On Thu, 29 Sept 2022 at 05:36, Robert Latest via Python-list
<python-list at python.org> wrote:
> in a (Flask) web application I often find that many equal (SQLAlchemy) queries
> are executed across subsequent requests. So I tried to cache the results of
> those queries on the module level like this:
>
>     @lru_cache()
>     def query_db(db, args):
>         # do the "expensive" query
>         return result
>
> ...
> This is what I came up with. I'm quite happy with it so far.  Question: Am I
> being too clever? is it too complicated? Am I overlooking something that will
> come back and bite me later? Thanks for any comments!
>
> def lru_ignore_first(timeout=0, **lru_args):
> ...

I think this code is fairly specific to what you're doing, which means
the decorator won't be as reusable (first hint of that is the entire
"timeout" feature, which isn't mentioned at all in the function's
name).

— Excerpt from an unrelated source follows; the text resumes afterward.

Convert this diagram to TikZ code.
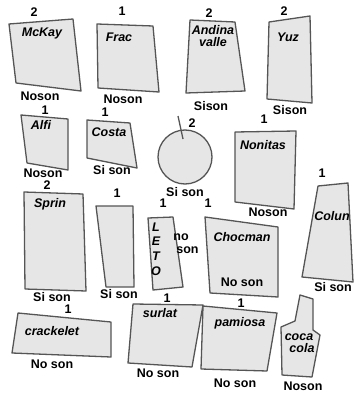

So it's probably not worth trying to do this multi-layered
approach, and it would be as effective, and a lot simpler, to just
have code at the top of the query_db function to do the cache lookup.
But you may find that your database is *itself* able to do this
caching for you, and it will know when to evict from cache. If you
really have to do it yourself, keep it really really simple, but have
an easy way *in your own code* to do the cache purge; that way, you
guarantee correctness, even at the expense of some performance.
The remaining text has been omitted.